His attack on charter schools, his push to change the admissions format at the specialized high schools, his failure at basic city management.
He needs to focus on bread and butter issues rather than on issues where he can’t do much more than be a pain in everyone’'s ass. He is in charge and he should start acting like it. Symbolic wastes of time and energy are not really acceptable from the city’s top executive.
New poll finds de Blasio actually has good ratings: 45 percent approve of the job he’s doing so far, and 34 percent disapprove.
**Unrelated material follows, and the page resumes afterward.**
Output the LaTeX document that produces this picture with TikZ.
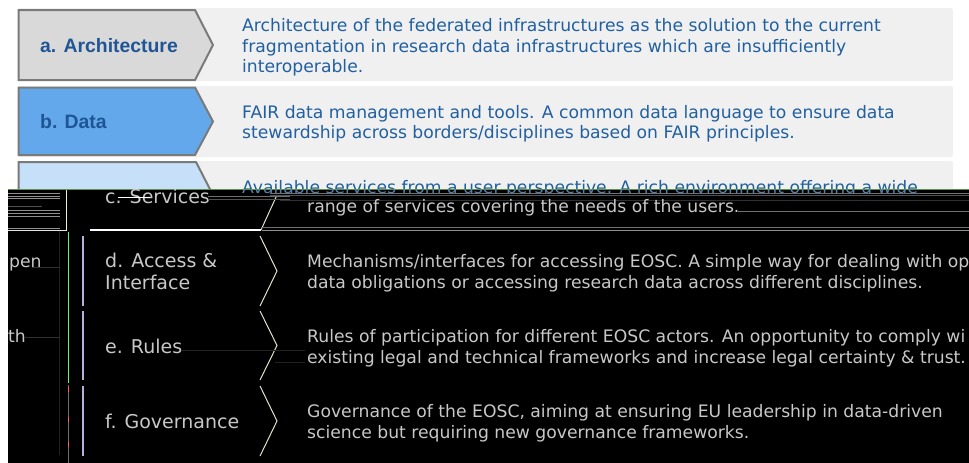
\documentclass[tikz,border=0pt]{standalone}
\usepackage{fontspec}
\setmainfont{DejaVu Sans}
\newfontfamily\arialfont{Liberation Sans}
\definecolor{panelgray}{HTML}{F0F0F0}
\definecolor{chevA}{HTML}{D9D9D9}
\definecolor{chevB}{HTML}{62A8EA}
\definecolor{chevC}{HTML}{C5E0F8}
\definecolor{chevborder}{HTML}{7A7A7A}
\definecolor{descblue}{HTML}{2160A0}
\definecolor{labelblue}{HTML}{1F5594}
\definecolor{ghost}{HTML}{C8C8C8}
\definecolor{ghostedge}{HTML}{E2E2C8}
\definecolor{ghostleft}{HTML}{B8B0DC}
\definecolor{glitchgreen}{HTML}{74F070}
\definecolor{topgreen}{HTML}{5E8F4E}
\definecolor{glitchyellow}{HTML}{F0F0C0}
\definecolor{lineA}{HTML}{909090}
\definecolor{lineB}{HTML}{707070}
\definecolor{lineC}{HTML}{505050}
\definecolor{lineD}{HTML}{303030}
\definecolor{lineE}{HTML}{222222}
\begin{document}
\begin{tikzpicture}[x=1pt,y=-1pt,
  desc/.style={anchor=base west, inner sep=0pt, font=\fontsize{17.2}{20.5}\selectfont, text=descblue},
  ddesc/.style={desc, text=ghost},
  toplabel/.style={anchor=base west, inner sep=0pt, font=\arialfont\bfseries\fontsize{19.4}{22}\selectfont, text=labelblue},
  dlabel/.style={anchor=base west, inner sep=0pt, font=\fontsize{19}{22}\selectfont, text=ghost},
  chev/.style={draw=chevborder, line width=2pt, line join=miter},
  panel/.style={fill=panelgray, rounded corners=2pt},
  ghostline/.style={draw=ghostedge, line width=1pt},
  leftline/.style={draw=ghostleft, line width=1.1pt},
  artifact/.style={line width=0.6pt}
]
\useasboundingbox (0,0) rectangle (969,463);
\begin{scope}
\clip (0,0) rectangle (969,463);
\fill[white] (0,0) rectangle (969,463);
% ---------- upper, intact part ----------
\fill[panel] (18,8) rectangle (953,81);
\fill[panel] (18,86) rectangle (953,157);
\fill[panel] (18,161) rectangle (953,236);
\draw[chev, fill=chevA] (18.5,10) -- (195,10) -- (213,45) -- (195,80) -- (18.5,80) -- cycle;
\draw[chev, fill=chevB] (18.5,87.5) -- (195,87.5) -- (213,121.5) -- (195,155) -- (18.5,155) -- cycle;
\draw[chev, fill=chevC] (18.5,162) -- (196,162) -- (214,197) -- (196,232) -- (18.5,232) -- cycle;
\node[toplabel] (la) at (40,52.5) {a. Architecture};
\node[toplabel] (lb) at (40,128.3) {b. Data};
\node[desc] (a1) at (242,31.5) {Architecture of the federated infrastructures as the solution to the current};
\node[desc] (a2) at (242,52) {fragmentation in research data infrastructures which are insufficiently};
\node[desc] (a3) at (242,72.5) {interoperable.};
\node[desc] (b1) at (242,118) {FAIR data management and tools. A common data language to ensure data};
\node[desc] (b2) at (242,138.5) {stewardship across borders/disciplines based on FAIR principles.};
\node[desc] (c1) at (242,193) {Available services from a user perspective. A rich environment offering a wide};
% ---------- lower, glitched part ----------
\fill[black] (8,189.5) rectangle (969,463);
\begin{scope}
\clip (230,189.5) rectangle (969,193.2);
\node[desc, text=descblue!70!ghost] (c1b) at (242,193) {Available services from a user perspective. A rich environment offering a wide};
\end{scope}
\begin{scope}
\clip (8,189.5) rectangle (969,463);
\draw[topgreen, line width=0.8pt] (8,189.8) -- (969,189.8);
% left strip artifacts
\draw[artifact, lineA] (8,193.3) -- (60,193.3) (8,196) -- (60,196) (8,198.3) -- (60,198.3);
\draw[artifact, lineC] (8,206) -- (42,206);
\draw[artifact, lineA] (8,210.7) -- (60,210.7) (8,213.3) -- (60,213.3) (8,216) -- (60,216);
\draw[artifact, lineA] (8,228.3) -- (60,228.3);
\draw[line width=1pt, white!80!gray] (8,230.7) -- (67,230.7);
\draw[line width=1pt, glitchyellow] (66.7,189.5) -- (66.7,230.7);
\draw[line width=1pt, glitchgreen] (68.3,232) -- (68.3,383);
\draw[line width=0.8pt, lineB] (68.3,385) -- (68.3,463);
\draw[line width=1.3pt, red!65] (68.3,387) -- (68.3,392) (68.3,417) -- (68.3,422) (68.3,442) -- (68.3,447);
\draw[line width=0.5pt, lineE] (59.5,231) -- (59.5,455);
\draw[artifact, lineD] (32,267) -- (60,267) (25,337) -- (60,337);
% wrapped fragments
\node[ddesc, anchor=base west] (openfrag) at (9,267.5) {pen};
\node[ddesc, anchor=base west] (withfrag) at (8,342.5) {th};
% row c remnants
\draw[ghostline] (277,195) -- (261,230);
\draw[line width=1.4pt, white] (90,230) -- (261,230);
\draw[artifact, lineB] (270,192.8) -- (969,192.8);
\draw[artifact, lineC] (270,195.2) -- (969,195.2);
\draw[artifact, lineD] (280,200) -- (969,200);
\draw[artifact, lineB] (738,211) -- (969,211);
\draw[artifact, lineB] (262,227) -- (969,227);
\draw[artifact, lineA] (262,230) -- (969,230);
\node[dlabel] (lc) at (105,203) {c. Services};
\draw[line width=1pt, white] (118,197) -- (150,197);
\draw[artifact, lineB] (208,196.5) -- (290,196.5);
\draw[artifact, lineC] (208,199) -- (290,199);
\node[ddesc] (c2) at (307,212) {range of services covering the needs of the users.};
% row d
\draw[leftline] (83,236) -- (83,306);
\draw[ghostline] (260,236) -- (277,271) -- (260,306);
\node[dlabel] (ld1) at (105,267) {d. Access \&};
\node[dlabel] (ld2) at (105,289) {Interface};
\node[ddesc] (d1) at (307,267.5) {Mechanisms/interfaces for accessing EOSC. A simple way for dealing with op};
\node[ddesc] (d2) at (307,288) {data obligations or accessing research data across different disciplines.};
% row e
\draw[leftline] (83,311) -- (83,380);
\draw[ghostline] (260,311) -- (277,345.5) -- (260,380);
\draw[artifact, lineE] (182,350) -- (305,350) (275,362) -- (305,362);
\node[dlabel] (le) at (105,353) {e. Rules};
\node[ddesc] (e1) at (307,342.5) {Rules of participation for different EOSC actors. An opportunity to comply wi};
\node[ddesc] (e2) at (307,363) {existing legal and technical frameworks and increase legal certainty \& trust.};
% row f
\draw[leftline] (83,386) -- (83,456);
\draw[ghostline] (260,386) -- (277,421) -- (260,456);
\node[dlabel] (lf) at (105,428) {f. Governance};
\node[ddesc] (f1) at (307,417.5) {Governance of the EOSC, aiming at ensuring EU leadership in data-driven};
\node[ddesc] (f2) at (307,438) {science but requiring new governance frameworks.};
\end{scope}
\end{scope}
\end{tikzpicture}
\end{document}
It’s an 11-point spread instead of the 40-point spread he had upon taking office, but that seems like less of a disaster. And now that I read adaher’s cite, I see the NBC poll results were similar and adaher just presented them in a misleading way: the poll said 39% think he’s doing an excellent or good job, 37% think de Blasio’s performance has been fair, and 20% said it’s been poor. I am stunned. I can’t believe that such a thing would happen.
That’s how NBC presented them, and it’s entirely fair for them to do that, since the term “fair” as applied to approval means at best “meh” and at worst, “Not very good, but short of really bad”.
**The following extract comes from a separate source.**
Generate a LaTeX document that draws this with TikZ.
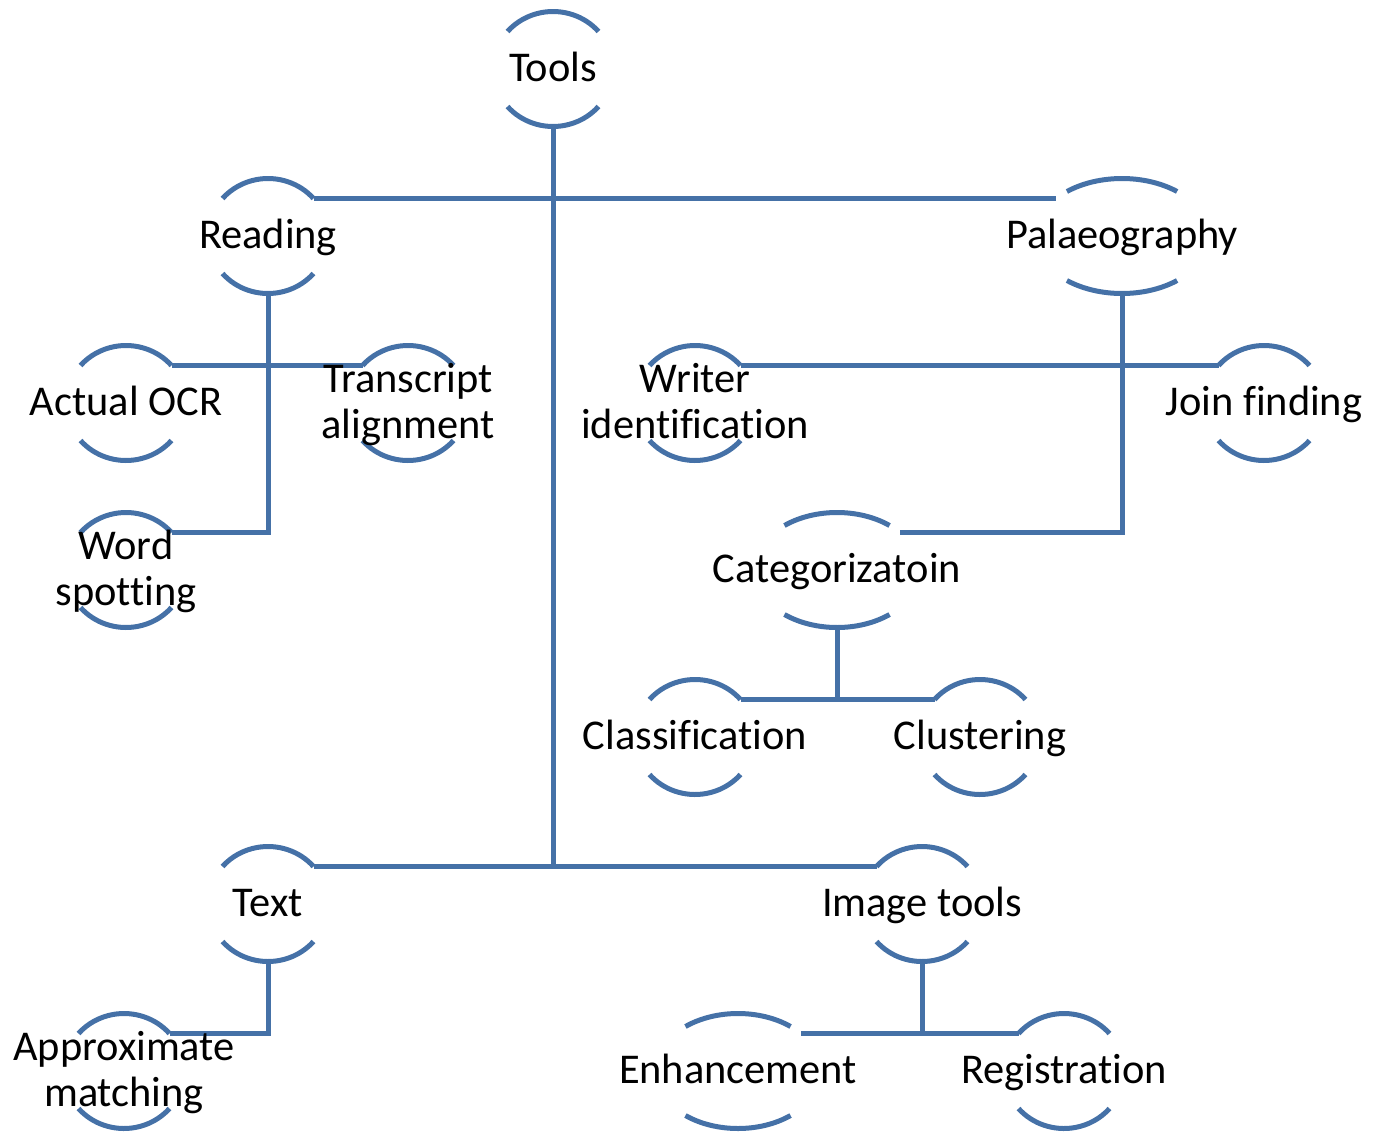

You should moderate yourself for getting personal, especially since you had no grounds to do so.
It’s not. Politicker (the site you actually linked to) and NBC-WSJ both presented the numbers the same way I did: within the first three paragraphs they both say 39% rated his performance as excellent or good (10% excellent, 29% good), 20% fair, and 37% poor. The only way to arrive at your interpretation - ‘wow, only 39% approve, he’s blowing it!’ - is if maybe you stopped reading after the first sentence. Did you?
Only 39 percent of registered voters in the city approve of Mayor Bill de Blasio’s job performance, according to a new Wall Street Journal-NBC 4 New York-Marist poll.
And the original link’s first paragraph:
Thirty-nine percent of registered voters in New York City approve of Mayor Bill de Blasio’s job performance two months after he took the reins of the nation’s largest city, a poll from The Wall Street Journal-NBC 4 New York-Marist showed Thursday.
Your intrepretation of the data is your opinion. I’m content to say I disagree with it. Be content to disagree with me in the future unless you have actual evidence that someone is presenting a story in bad faith.
I didn’t say that “fair” was approval. I said the way you presented the figure was extremely misleading: you said ‘poll says only 39% approve, he’s blowing it!’ That suggests that perhaps 55%, give or take, disapprove. And that’s nowhere close to true: 20% think he’s doing OK, not great but not terrible, and 37% disapprove, which is about the same as the number who think he’s doing very well. Your counterargument is that your cites agree with you if you focus on certain sentences and ignore others, and that’s kind of my point.
When you get elected with over 60% and fall to 39%, that’s bad. And he was at 53% not too long ago. That shows rapidly declining support, and his missteps have been well documented.
Now I did not mean to imply that he’s already in Obama territory in terms of being unpopular, but he’s well on his way. And he just started.
He won with 73% of the vote in November and was at 53% in the middle of January. Gee, that’s a 20%-drop. Is that cause for concern, or is it just that the excitement of a fresh face is bound to wear off? Without arguing that he’s crushing it, he’s still in positive territory - which is good regardless.
That’s one way to interpret it. 45% approval, even if disapproval is low, is still pretty bad, unless the problem is lack of name recognition. If it’s just people who won’t say approve or disapprove, it means “meh”, which means most New Yorkers either don’t like him or don’t think much one way or the other.
And yes, it’s cause for concern, because he’s screwing up. A lot. He has to change course and learn how to do his job. Since it’s early, he can still do that and go on to be a great mayor. I’m not judging his tenure here, I’m just pointing out that right now, he’s making a lot of mistakes.